In her liner notes, Davis doesn’t evidence too much nostalgia for her volatile relationship with McGovern, but she does miss “the last time the Motels were uninhibited, wild, and not worried about our place on the charts. In my heart, I think I’ve always liked ‘Apocalpso’ more.”

You might be hard-pressed to disagree, especially since ex-Capitol A&R man Bruce Ravid, in a separate liner essay, points out that “if the Motels were a new band just coming out now, I’d suggest a vibe closer to the sound of this album. Indie bands are much more lo-fi these days.” Even he says that when the band came back with the substitute effort, “All Four One,” “I quietly wondered at the time whether maybe it was a little too clean for a band that had such artistic cred.”

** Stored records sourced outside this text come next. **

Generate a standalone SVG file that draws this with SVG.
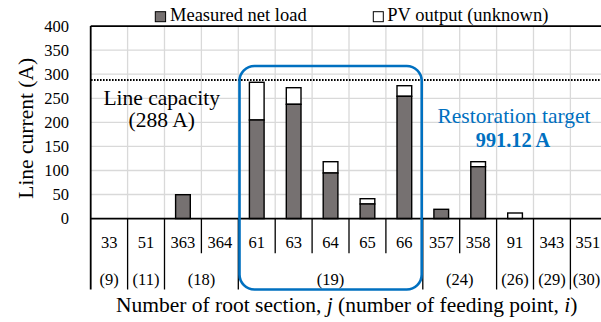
<svg xmlns="http://www.w3.org/2000/svg" width="601" height="322" viewBox="0 0 601 322">
<style>
.grid{stroke:#d9d9d9;stroke-width:1.3;fill:none}
.ax{stroke:#000;stroke-width:1.8;fill:none}
.sep{stroke:#000;stroke-width:1.3;fill:none}
.net{fill:#767171;stroke:#000;stroke-width:1.4}
.pv{fill:#fff;stroke:#000;stroke-width:1.4}
.t{font-family:"Liberation Serif","Times New Roman",serif;fill:#000}
.tick{font-size:16.5px;text-anchor:end}
.num{font-size:16.5px;text-anchor:middle}
.leg{font-size:18.5px}
.big{font-size:21.5px;text-anchor:middle}
.blue{fill:#0070C0}
</style>
<rect width="601" height="322" fill="#fff"/>
<g id="grid">
<path class="grid" d="M90.7 50.2H601M90.7 74.2H601M90.7 98.3H601M90.7 122.4H601M90.7 146.4H601M90.7 170.5H601M90.7 194.5H601"/>
<path class="grid" d="M127.6 26.1V218.6M164.5 26.1V218.6M201.4 26.1V218.6M238.3 26.1V218.6M275.2 26.1V218.6M312.1 26.1V218.6M349 26.1V218.6M385.9 26.1V218.6M422.8 26.1V218.6M459.7 26.1V218.6M496.6 26.1V218.6M533.5 26.1V218.6M570.4 26.1V218.6"/>
</g>
<g id="capacity-line">
<line x1="91" y1="80" x2="601" y2="80" stroke="#000" stroke-width="2" stroke-dasharray="1.6 1.4"/>
</g>
<g id="bars">
<g id="bar-363"><rect class="net" x="175.6" y="194.7" width="14.7" height="23.9"/></g>
<g id="bar-61"><rect class="pv" x="249.4" y="82.3" width="14.7" height="37.7"/><rect class="net" x="249.4" y="120" width="14.7" height="98.6"/></g>
<g id="bar-63"><rect class="pv" x="286.3" y="87.7" width="14.7" height="16.6"/><rect class="net" x="286.3" y="104.3" width="14.7" height="114.3"/></g>
<g id="bar-64"><rect class="pv" x="323.2" y="161.7" width="14.7" height="11.3"/><rect class="net" x="323.2" y="173" width="14.7" height="45.6"/></g>
<g id="bar-65"><rect class="pv" x="360.1" y="198.7" width="14.7" height="5.3"/><rect class="net" x="360.1" y="204" width="14.7" height="14.6"/></g>
<g id="bar-66"><rect class="pv" x="397" y="85.7" width="14.7" height="10.6"/><rect class="net" x="397" y="96.3" width="14.7" height="122.3"/></g>
<g id="bar-357"><rect class="net" x="433.9" y="209.3" width="14.7" height="9.3"/></g>
<g id="bar-358"><rect class="pv" x="470.8" y="161.7" width="14.7" height="5"/><rect class="net" x="470.8" y="166.7" width="14.7" height="51.9"/></g>
<g id="bar-91"><rect class="pv" x="507.7" y="213" width="14.7" height="5.6"/></g>
</g>
<g id="axes">
<path class="ax" d="M90.7 26.1H601M90.7 218.6H601M90.7 26.1V289.5"/>
</g>
<g id="table-lines">
<path class="sep" d="M127.6 218.6V289.5M164.5 218.6V289.5M238.3 218.6V289.5M422.8 218.6V289.5M496.6 218.6V289.5M533.5 218.6V289.5M570.4 218.6V289.5"/>
<path class="sep" d="M201.4 218.6V253.3M275.2 218.6V253.3M312.1 218.6V253.3M349 218.6V253.3M385.9 218.6V253.3M459.7 218.6V253.3"/>
</g>
<g id="restoration-box">
<rect x="239.5" y="66" width="182.2" height="223.5" rx="15" ry="15" fill="none" stroke="#0070C0" stroke-width="2.6"/>
</g>
<g id="y-ticks" class="t tick">
<text x="69" y="31.9">400</text>
<text x="69" y="56">350</text>
<text x="69" y="80">300</text>
<text x="69" y="104.1">250</text>
<text x="69" y="128.2">200</text>
<text x="69" y="152.2">150</text>
<text x="69" y="176.3">100</text>
<text x="69" y="200.3">50</text>
<text x="69" y="224.4">0</text>
</g>
<g id="section-labels" class="t num">
<text x="109.15" y="247.7">33</text>
<text x="146.05" y="247.7">51</text>
<text x="182.95" y="247.7">363</text>
<text x="219.85" y="247.7">364</text>
<text x="256.75" y="247.7">61</text>
<text x="293.65" y="247.7">63</text>
<text x="330.55" y="247.7">64</text>
<text x="367.45" y="247.7">65</text>
<text x="404.35" y="247.7">66</text>
<text x="441.25" y="247.7">357</text>
<text x="478.15" y="247.7">358</text>
<text x="515.05" y="247.7">91</text>
<text x="551.95" y="247.7">343</text>
<text x="587.8" y="247.7">351</text>
</g>
<g id="feeding-labels" class="t num">
<text x="109.15" y="284.5">(9)</text>
<text x="146.05" y="284.5">(11)</text>
<text x="201.4" y="284.5">(18)</text>
<text x="330.55" y="284.5">(19)</text>
<text x="459.7" y="284.5">(24)</text>
<text x="515.05" y="284.5">(26)</text>
<text x="551.95" y="284.5">(29)</text>
<text x="586.6" y="284.5">(30)</text>
</g>
<g id="legend">
<rect x="155.3" y="11.7" width="10.3" height="10" fill="#767171" stroke="#000" stroke-width="1"/>
<text class="t leg" x="170" y="21">Measured net load</text>
<rect x="373.3" y="11.7" width="10" height="10" fill="#fff" stroke="#000" stroke-width="1"/>
<text class="t leg" x="387.3" y="21">PV output (unknown)</text>
</g>
<g id="annotations">
<text class="t big" x="161.7" y="104.5">Line capacity</text>
<text class="t big" x="161.7" y="126.5">(288 A)</text>
<text class="t big blue" x="514" y="122.7">Restoration target</text>
<text class="t blue" x="513" y="146.7" font-size="20.3" font-weight="bold" text-anchor="middle">991.12 A</text>
</g>
<g id="axis-titles">
<text class="t big" transform="translate(33 128.3) rotate(-90)" x="0" y="0">Line current (A)</text>
<text class="t big" x="346.7" y="312">Number of root section, <tspan font-style="italic">j</tspan> (number of feeding point, <tspan font-style="italic">i</tspan>)</text>
</g>
</svg>
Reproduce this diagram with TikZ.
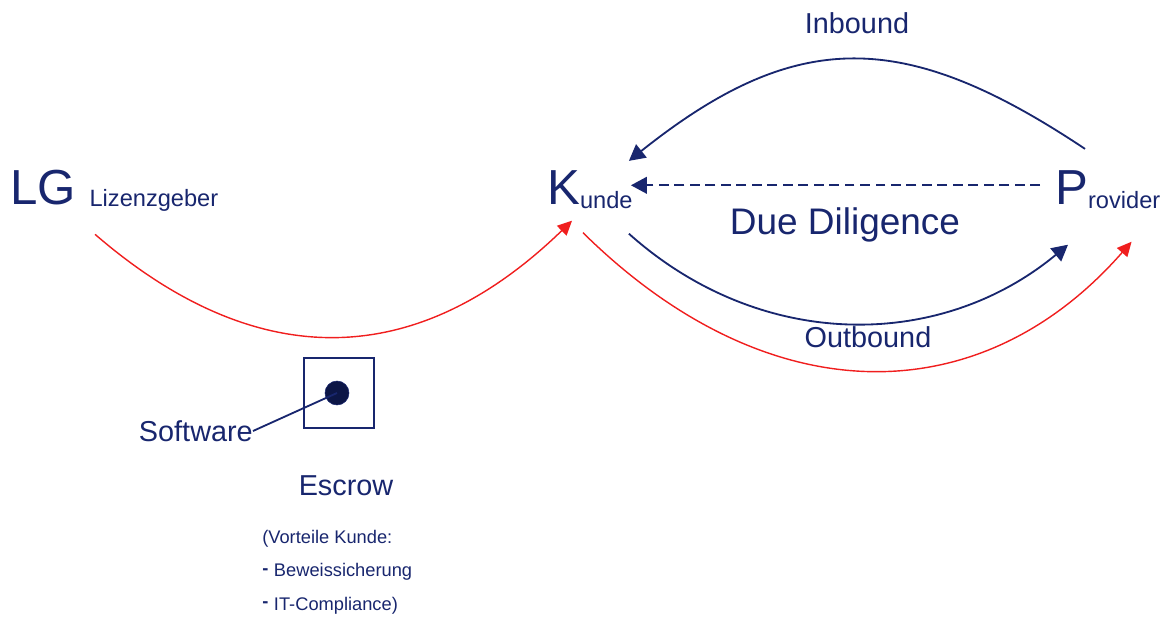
\documentclass[tikz,border=0pt]{standalone}
\usepackage{fontspec}
\setmainfont{Liberation Sans}
\usetikzlibrary{arrows.meta, positioning, calc}
\definecolor{navyds}{RGB}{24,38,110}
\definecolor{navydot}{RGB}{12,22,70}
\definecolor{rotpfeil}{RGB}{240,30,30}
\newcommand\gross[1]{{\fontsize{35}{35}\selectfont #1}}
\newcommand\klein[1]{{\fontsize{16.8}{16.8}\selectfont #1}}

\begin{document}
\begin{tikzpicture}[font=\fontsize{20.5}{24}\selectfont,
    lbl/.style={text=navyds, inner sep=0pt},
    flow/.style={draw=navyds, line width=1.3pt, -{Triangle[length=0.4cm,width=0.42cm]}},
    lizenz/.style={draw=rotpfeil, line width=1pt, -{Triangle[length=0.36cm,width=0.34cm]}}]
        \useasboundingbox (0,0) rectangle (29.225,-15.475);
        % Parteien
        \node[lbl, anchor=base west] (lg) at (0.25,-5.1) {\gross{LG }\raisebox{-1.5pt}{\klein{Lizenzgeber}}};
        \node[lbl, anchor=base west] (kunde) at (13.675,-5.1) {\gross{K}\raisebox{-3pt}{\klein{unde}}};
        \node[lbl, anchor=base west] (provider) at (26.375,-5.1) {\gross{P}\raisebox{-3pt}{\klein{rovider}}};
        \node[lbl] (inbound) at (21.425,-0.575) {Inbound};
        \node[lbl] (outbound) at (21.7,-8.425) {Outbound};
        \node[lbl, font=\fontsize{26.3}{30}\selectfont] (diligence) at (21.125,-5.625) {Due Diligence};
        % Escrow
        \node[draw=navyds, line width=1.4pt, minimum size=1.75cm, inner sep=0pt] (escrow) at (8.475,-9.825) {};
        \node[circle, draw=navyds, fill=navydot, minimum size=0.6cm, inner sep=0pt] (source) at (8.425,-9.825) {};
        \node[lbl, anchor=east] (software) at (6.325,-10.775) {Software};
        \node[lbl] (escrowlbl) at (8.65,-12.15) {Escrow};
        \node[lbl, anchor=base west, align=left, font=\fontsize{13}{23.8}\selectfont] (vorteile) at (6.55,-15.25)
            {(Vorteile Kunde:\\\raisebox{1.5pt}{\textbf{-}}\hspace{4pt}Beweissicherung\\\raisebox{1.5pt}{\textbf{-}}\hspace{4pt}IT-Compliance)};
        \draw[navyds, line width=1.3pt] (software.east) -- (source.center);
        % Lizenzkette
        \draw[lizenz] ($(lg.south west)+(2.125,-0.575)$) .. controls +(4.025,-3.48) and +(-3.9,-3.78) .. ($(kunde.south west)+(0.625,-0.3)$);
        \draw[lizenz] ($(kunde.south west)+(0.9,-0.6)$) .. controls +(4.625,-4.56) and +(-3.775,-4.31) .. ($(provider.south east)+(-0.725,-0.825)$);
        \draw[flow] ($(kunde.south east)+(-0.1,-0.625)$) .. controls +(3.3,-2.95) and +(-3.2,-2.65) .. ($(provider.south west)+(0.325,-0.9)$);
        \draw[flow] ($(provider.north west)+(0.75,0.525)$) .. controls +(-4.5,3.0) and +(4.2,3.35) .. ($(kunde.north east)+(-0.1,0.225)$);
        \draw[flow, line width=1.2pt, dash pattern=on 7pt off 4pt] ($(provider.west)+(-0.375,0.1)$) -- ($(kunde.east)+(-0.05,0.1)$);
    \end{tikzpicture}
\end{document}
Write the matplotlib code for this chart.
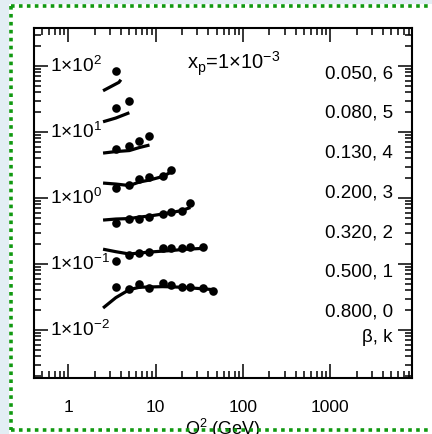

Even now, it’s great fun to A/B the two albums – which share seven out of their 10 songs – and form a dusty-armchair quarterback opinion on which of the common tunes came out better in which rendering. McGovern’s approach was to make Davis sound like she was singing in a reverb chamber one room over, all but eliminate Marty Jourard’s trademark keys and sax, fuzz out the guitars, and make his own solos sound as untraditional and nutso as possible.

That served most of the songs well, at least if you cotton to McGovern’s nutso-surf-guitar sensibilities, as heard on “Tragic Surf,” the one track that survived the transition between albums. Others, like “Only the Lonely” and (ironically, the guitar-driven) “Mission of Mercy,” turned out better on the re-do.

Commercially, the Capitol execs and Davis ultimately made the right decision to go in and re-record an album that only played at darkness instead of embracing it.

Of course, it was that very commerciality that ultimately killed the band. A lesson that resonates even 30 years later, no?